In his statement opposing ABA adoption of the IHRA definition, Ken Stern, the lead drafter of the IHRA definition, referred to claims that IHRA definition is needed to identify antisemitism as “hyperbole and frankly nonsense…in the last weeks, I don’t recall anyone saying you needed to run Kanye’s statements through IHRA to understand it was antisemitic.”
We must oppose antisemitism in all forms from all sources, and that means understanding what antisemitism is. But the IHRA definition is focused mainly on defining criticism of Israel as antisemitism, not on the real antisemitism too many Jews face in the United States. Seven of the 11 IHRA definition examples are about Israel, but those guards at our synagogues are not there to protect us from people holding Israel to double standards or accusing Israel of racism (nor is it antisemitic to do so).
Rather, those guards are there to protect us from the right-wing extremists shooting up our synagogues; 61% of Jewish voters are more concerned about antisemitism originating from right-wing groups and individuals compared to 24% who are more concerned about antisemitism coming from left-wing groups and individuals. Our goal should be to protect the Jewish community from real antisemitism, not to shield the government of Israel from criticism we might find offensive or inaccurate. The IHRA examples not related to Israel do not contain any precise examples of antisemitic rhetoric.
One does not have to agree with every position taken by Americans for Peace Now and the other co-signers of the ACLU letter to understand that acknowledging the free speech rights of those with whom we disagree does not mean we agree with them. It means that as minorities who know what it means to be oppressed, we understand that the tables can turn at any time and that we are safer under a government that values free speech.

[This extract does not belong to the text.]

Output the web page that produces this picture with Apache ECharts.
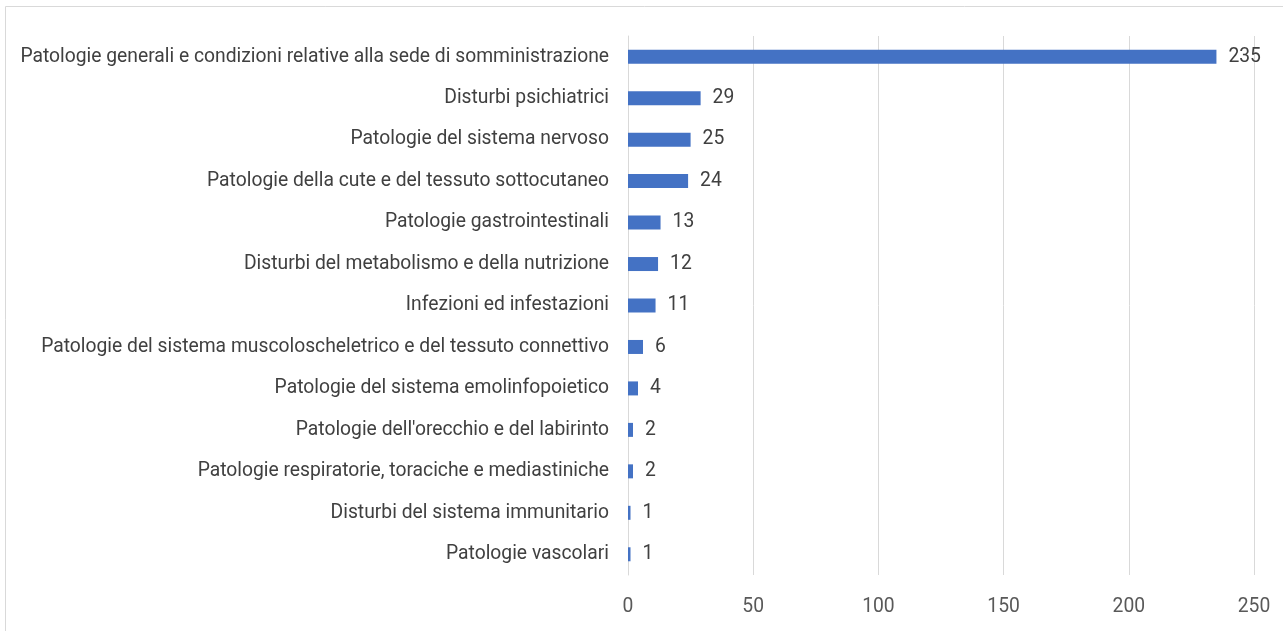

The Department of Education indicated that it is delaying issuing a proposed rule that would include the IHRA definition of antisemitism for a year. Its January 2023 Fact Sheet on protecting students from discrimination, including antisemitism, therefore omits the IHRA definition despite pressure for its inclusion. The fact sheet works without the IHRA definition because current law protects students from antisemitism. Delaying inclusion of the IHRA definition for a year is better than including it now but delaying forever would be better.
Meanwhile, a bill is moving through Georgia, HB 30, that would codify the IHRA definition as the statutory definition of antisemitism. We need to fight antisemitism. But codification of the IHRA definition would at best do nothing and at worst would distract from that fight.
Supporters of the IHRA definition have yet to provide any evidence that antisemitic speech or violence declined anywhere in the U.S. following the adoption of the IHRA definition in any jurisdiction.
If you live in Georgia–or any state where well-intentioned but misguided legislators attempt to codify the IHRA definition as the sole guide to defining antisemitism–let your legislators and your community know where you stand. We must oppose antisemitism in all forms and from all sources; adopting vague and inadequate definitions that could lead to suppression of legitimate (albeit disagreeable) speech that is not antisemitic is counterproductive. If it is necessary to define antisemitism, we have better definitions than the IHRA definition that we can use in addition to or instead of the IHRA definition.